**Exercise description**.
Retype the records below exactly as they appear.

**Input material**.

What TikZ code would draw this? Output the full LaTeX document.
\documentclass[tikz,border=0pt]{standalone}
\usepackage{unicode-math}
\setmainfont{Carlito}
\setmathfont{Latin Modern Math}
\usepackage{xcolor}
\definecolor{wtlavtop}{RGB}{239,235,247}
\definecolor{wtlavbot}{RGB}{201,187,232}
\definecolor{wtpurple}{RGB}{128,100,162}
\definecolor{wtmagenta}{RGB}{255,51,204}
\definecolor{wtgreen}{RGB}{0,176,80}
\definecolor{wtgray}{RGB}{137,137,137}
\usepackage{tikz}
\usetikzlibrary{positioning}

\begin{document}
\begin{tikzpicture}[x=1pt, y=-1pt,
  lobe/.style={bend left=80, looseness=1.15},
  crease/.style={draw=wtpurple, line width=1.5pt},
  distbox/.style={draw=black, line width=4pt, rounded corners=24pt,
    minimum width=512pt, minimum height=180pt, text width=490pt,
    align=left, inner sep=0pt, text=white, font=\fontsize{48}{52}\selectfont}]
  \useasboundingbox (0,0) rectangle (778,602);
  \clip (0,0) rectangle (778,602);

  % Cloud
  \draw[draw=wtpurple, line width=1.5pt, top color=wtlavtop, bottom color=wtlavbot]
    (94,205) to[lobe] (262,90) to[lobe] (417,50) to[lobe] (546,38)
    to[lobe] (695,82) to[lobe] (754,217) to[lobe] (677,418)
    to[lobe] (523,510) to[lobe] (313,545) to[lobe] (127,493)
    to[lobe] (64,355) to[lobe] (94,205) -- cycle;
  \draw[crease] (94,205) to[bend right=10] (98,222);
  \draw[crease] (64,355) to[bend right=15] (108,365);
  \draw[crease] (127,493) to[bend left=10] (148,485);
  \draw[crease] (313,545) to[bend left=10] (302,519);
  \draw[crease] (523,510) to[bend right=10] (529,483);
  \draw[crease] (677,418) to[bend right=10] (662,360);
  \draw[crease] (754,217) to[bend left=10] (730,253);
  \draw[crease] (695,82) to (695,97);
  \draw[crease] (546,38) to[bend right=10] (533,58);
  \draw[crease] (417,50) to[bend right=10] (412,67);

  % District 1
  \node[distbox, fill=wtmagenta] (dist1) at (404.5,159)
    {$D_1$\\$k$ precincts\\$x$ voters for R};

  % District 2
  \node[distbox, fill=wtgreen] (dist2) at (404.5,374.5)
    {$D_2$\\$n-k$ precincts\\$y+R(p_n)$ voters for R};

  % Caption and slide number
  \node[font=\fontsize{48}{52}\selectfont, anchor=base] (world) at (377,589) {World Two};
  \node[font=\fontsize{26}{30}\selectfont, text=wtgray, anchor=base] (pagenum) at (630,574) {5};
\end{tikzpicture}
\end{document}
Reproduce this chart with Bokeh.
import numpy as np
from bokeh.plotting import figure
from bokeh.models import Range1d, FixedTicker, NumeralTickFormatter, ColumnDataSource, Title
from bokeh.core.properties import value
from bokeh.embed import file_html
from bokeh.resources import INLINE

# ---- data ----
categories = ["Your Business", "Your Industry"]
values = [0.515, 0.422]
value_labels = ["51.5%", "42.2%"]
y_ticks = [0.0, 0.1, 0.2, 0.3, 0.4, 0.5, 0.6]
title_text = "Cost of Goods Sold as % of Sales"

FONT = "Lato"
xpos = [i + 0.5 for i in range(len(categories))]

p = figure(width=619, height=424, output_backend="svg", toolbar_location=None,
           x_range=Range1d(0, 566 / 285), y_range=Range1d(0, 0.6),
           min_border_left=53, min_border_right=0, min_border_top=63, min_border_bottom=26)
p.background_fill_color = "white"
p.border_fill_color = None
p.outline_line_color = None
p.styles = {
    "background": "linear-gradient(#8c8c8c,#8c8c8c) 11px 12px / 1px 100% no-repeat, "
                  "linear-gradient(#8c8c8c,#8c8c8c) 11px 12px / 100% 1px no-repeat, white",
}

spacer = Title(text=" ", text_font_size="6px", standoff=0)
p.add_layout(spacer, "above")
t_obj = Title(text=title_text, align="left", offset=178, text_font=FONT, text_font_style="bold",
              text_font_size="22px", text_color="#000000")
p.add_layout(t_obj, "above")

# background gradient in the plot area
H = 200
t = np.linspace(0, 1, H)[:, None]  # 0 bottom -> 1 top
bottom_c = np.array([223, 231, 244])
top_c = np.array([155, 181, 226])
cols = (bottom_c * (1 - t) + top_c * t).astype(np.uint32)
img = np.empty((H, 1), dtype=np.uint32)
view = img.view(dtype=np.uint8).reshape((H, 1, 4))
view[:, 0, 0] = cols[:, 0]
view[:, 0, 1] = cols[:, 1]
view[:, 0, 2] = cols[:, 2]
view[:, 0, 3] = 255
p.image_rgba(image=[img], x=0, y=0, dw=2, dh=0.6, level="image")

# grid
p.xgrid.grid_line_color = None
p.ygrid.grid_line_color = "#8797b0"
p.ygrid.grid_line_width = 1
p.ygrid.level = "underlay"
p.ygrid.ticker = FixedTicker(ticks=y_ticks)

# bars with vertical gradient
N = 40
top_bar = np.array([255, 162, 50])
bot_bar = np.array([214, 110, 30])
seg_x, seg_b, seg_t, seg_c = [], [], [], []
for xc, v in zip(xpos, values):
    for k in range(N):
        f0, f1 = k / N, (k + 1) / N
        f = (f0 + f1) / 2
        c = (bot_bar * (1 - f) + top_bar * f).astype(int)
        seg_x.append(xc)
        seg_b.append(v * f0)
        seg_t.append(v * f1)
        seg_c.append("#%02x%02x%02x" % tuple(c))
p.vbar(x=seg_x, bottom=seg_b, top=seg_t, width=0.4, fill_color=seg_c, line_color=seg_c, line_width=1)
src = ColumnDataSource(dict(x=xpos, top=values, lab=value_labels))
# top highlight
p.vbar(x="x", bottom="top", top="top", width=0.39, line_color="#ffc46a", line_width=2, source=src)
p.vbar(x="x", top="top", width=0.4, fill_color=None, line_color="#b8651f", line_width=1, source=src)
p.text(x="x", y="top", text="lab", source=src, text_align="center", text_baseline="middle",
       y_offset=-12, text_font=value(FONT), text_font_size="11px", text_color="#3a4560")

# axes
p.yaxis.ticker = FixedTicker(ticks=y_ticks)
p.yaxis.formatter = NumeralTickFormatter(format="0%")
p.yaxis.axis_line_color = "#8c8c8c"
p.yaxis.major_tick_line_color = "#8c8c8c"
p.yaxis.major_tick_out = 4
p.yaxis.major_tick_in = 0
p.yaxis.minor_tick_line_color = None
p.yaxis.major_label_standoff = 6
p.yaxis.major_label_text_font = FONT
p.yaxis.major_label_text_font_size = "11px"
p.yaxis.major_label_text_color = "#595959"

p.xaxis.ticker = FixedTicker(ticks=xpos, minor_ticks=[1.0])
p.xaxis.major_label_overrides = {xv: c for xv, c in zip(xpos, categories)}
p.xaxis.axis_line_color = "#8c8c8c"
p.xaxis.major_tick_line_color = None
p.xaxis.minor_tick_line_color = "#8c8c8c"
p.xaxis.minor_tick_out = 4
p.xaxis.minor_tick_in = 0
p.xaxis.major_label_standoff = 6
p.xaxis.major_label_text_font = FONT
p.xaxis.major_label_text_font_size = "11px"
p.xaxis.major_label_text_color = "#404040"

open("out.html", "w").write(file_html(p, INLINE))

**Answer to the problem**.
What TikZ code would draw this? Output the full LaTeX document.
\documentclass[tikz,border=0pt]{standalone}
\usepackage{unicode-math}
\setmainfont{Carlito}
\setmathfont{Latin Modern Math}
\usepackage{xcolor}
\definecolor{wtlavtop}{RGB}{239,235,247}
\definecolor{wtlavbot}{RGB}{201,187,232}
\definecolor{wtpurple}{RGB}{128,100,162}
\definecolor{wtmagenta}{RGB}{255,51,204}
\definecolor{wtgreen}{RGB}{0,176,80}
\definecolor{wtgray}{RGB}{137,137,137}
\usepackage{tikz}
\usetikzlibrary{positioning}

\begin{document}
\begin{tikzpicture}[x=1pt, y=-1pt,
  lobe/.style={bend left=80, looseness=1.15},
  crease/.style={draw=wtpurple, line width=1.5pt},
  distbox/.style={draw=black, line width=4pt, rounded corners=24pt,
    minimum width=512pt, minimum height=180pt, text width=490pt,
    align=left, inner sep=0pt, text=white, font=\fontsize{48}{52}\selectfont}]
  \useasboundingbox (0,0) rectangle (778,602);
  \clip (0,0) rectangle (778,602);

  % Cloud
  \draw[draw=wtpurple, line width=1.5pt, top color=wtlavtop, bottom color=wtlavbot]
    (94,205) to[lobe] (262,90) to[lobe] (417,50) to[lobe] (546,38)
    to[lobe] (695,82) to[lobe] (754,217) to[lobe] (677,418)
    to[lobe] (523,510) to[lobe] (313,545) to[lobe] (127,493)
    to[lobe] (64,355) to[lobe] (94,205) -- cycle;
  \draw[crease] (94,205) to[bend right=10] (98,222);
  \draw[crease] (64,355) to[bend right=15] (108,365);
  \draw[crease] (127,493) to[bend left=10] (148,485);
  \draw[crease] (313,545) to[bend left=10] (302,519);
  \draw[crease] (523,510) to[bend right=10] (529,483);
  \draw[crease] (677,418) to[bend right=10] (662,360);
  \draw[crease] (754,217) to[bend left=10] (730,253);
  \draw[crease] (695,82) to (695,97);
  \draw[crease] (546,38) to[bend right=10] (533,58);
  \draw[crease] (417,50) to[bend right=10] (412,67);

  % District 1
  \node[distbox, fill=wtmagenta] (dist1) at (404.5,159)
    {$D_1$\\$k$ precincts\\$x$ voters for R};

  % District 2
  \node[distbox, fill=wtgreen] (dist2) at (404.5,374.5)
    {$D_2$\\$n-k$ precincts\\$y+R(p_n)$ voters for R};

  % Caption and slide number
  \node[font=\fontsize{48}{52}\selectfont, anchor=base] (world) at (377,589) {World Two};
  \node[font=\fontsize{26}{30}\selectfont, text=wtgray, anchor=base] (pagenum) at (630,574) {5};
\end{tikzpicture}
\end{document}
Reproduce this chart with Bokeh.
import numpy as np
from bokeh.plotting import figure
from bokeh.models import Range1d, FixedTicker, NumeralTickFormatter, ColumnDataSource, Title
from bokeh.core.properties import value
from bokeh.embed import file_html
from bokeh.resources import INLINE

# ---- data ----
categories = ["Your Business", "Your Industry"]
values = [0.515, 0.422]
value_labels = ["51.5%", "42.2%"]
y_ticks = [0.0, 0.1, 0.2, 0.3, 0.4, 0.5, 0.6]
title_text = "Cost of Goods Sold as % of Sales"

FONT = "Lato"
xpos = [i + 0.5 for i in range(len(categories))]

p = figure(width=619, height=424, output_backend="svg", toolbar_location=None,
           x_range=Range1d(0, 566 / 285), y_range=Range1d(0, 0.6),
           min_border_left=53, min_border_right=0, min_border_top=63, min_border_bottom=26)
p.background_fill_color = "white"
p.border_fill_color = None
p.outline_line_color = None
p.styles = {
    "background": "linear-gradient(#8c8c8c,#8c8c8c) 11px 12px / 1px 100% no-repeat, "
                  "linear-gradient(#8c8c8c,#8c8c8c) 11px 12px / 100% 1px no-repeat, white",
}

spacer = Title(text=" ", text_font_size="6px", standoff=0)
p.add_layout(spacer, "above")
t_obj = Title(text=title_text, align="left", offset=178, text_font=FONT, text_font_style="bold",
              text_font_size="22px", text_color="#000000")
p.add_layout(t_obj, "above")

# background gradient in the plot area
H = 200
t = np.linspace(0, 1, H)[:, None]  # 0 bottom -> 1 top
bottom_c = np.array([223, 231, 244])
top_c = np.array([155, 181, 226])
cols = (bottom_c * (1 - t) + top_c * t).astype(np.uint32)
img = np.empty((H, 1), dtype=np.uint32)
view = img.view(dtype=np.uint8).reshape((H, 1, 4))
view[:, 0, 0] = cols[:, 0]
view[:, 0, 1] = cols[:, 1]
view[:, 0, 2] = cols[:, 2]
view[:, 0, 3] = 255
p.image_rgba(image=[img], x=0, y=0, dw=2, dh=0.6, level="image")

# grid
p.xgrid.grid_line_color = None
p.ygrid.grid_line_color = "#8797b0"
p.ygrid.grid_line_width = 1
p.ygrid.level = "underlay"
p.ygrid.ticker = FixedTicker(ticks=y_ticks)

# bars with vertical gradient
N = 40
top_bar = np.array([255, 162, 50])
bot_bar = np.array([214, 110, 30])
seg_x, seg_b, seg_t, seg_c = [], [], [], []
for xc, v in zip(xpos, values):
    for k in range(N):
        f0, f1 = k / N, (k + 1) / N
        f = (f0 + f1) / 2
        c = (bot_bar * (1 - f) + top_bar * f).astype(int)
        seg_x.append(xc)
        seg_b.append(v * f0)
        seg_t.append(v * f1)
        seg_c.append("#%02x%02x%02x" % tuple(c))
p.vbar(x=seg_x, bottom=seg_b, top=seg_t, width=0.4, fill_color=seg_c, line_color=seg_c, line_width=1)
src = ColumnDataSource(dict(x=xpos, top=values, lab=value_labels))
# top highlight
p.vbar(x="x", bottom="top", top="top", width=0.39, line_color="#ffc46a", line_width=2, source=src)
p.vbar(x="x", top="top", width=0.4, fill_color=None, line_color="#b8651f", line_width=1, source=src)
p.text(x="x", y="top", text="lab", source=src, text_align="center", text_baseline="middle",
       y_offset=-12, text_font=value(FONT), text_font_size="11px", text_color="#3a4560")

# axes
p.yaxis.ticker = FixedTicker(ticks=y_ticks)
p.yaxis.formatter = NumeralTickFormatter(format="0%")
p.yaxis.axis_line_color = "#8c8c8c"
p.yaxis.major_tick_line_color = "#8c8c8c"
p.yaxis.major_tick_out = 4
p.yaxis.major_tick_in = 0
p.yaxis.minor_tick_line_color = None
p.yaxis.major_label_standoff = 6
p.yaxis.major_label_text_font = FONT
p.yaxis.major_label_text_font_size = "11px"
p.yaxis.major_label_text_color = "#595959"

p.xaxis.ticker = FixedTicker(ticks=xpos, minor_ticks=[1.0])
p.xaxis.major_label_overrides = {xv: c for xv, c in zip(xpos, categories)}
p.xaxis.axis_line_color = "#8c8c8c"
p.xaxis.major_tick_line_color = None
p.xaxis.minor_tick_line_color = "#8c8c8c"
p.xaxis.minor_tick_out = 4
p.xaxis.minor_tick_in = 0
p.xaxis.major_label_standoff = 6
p.xaxis.major_label_text_font = FONT
p.xaxis.major_label_text_font_size = "11px"
p.xaxis.major_label_text_color = "#404040"

open("out.html", "w").write(file_html(p, INLINE))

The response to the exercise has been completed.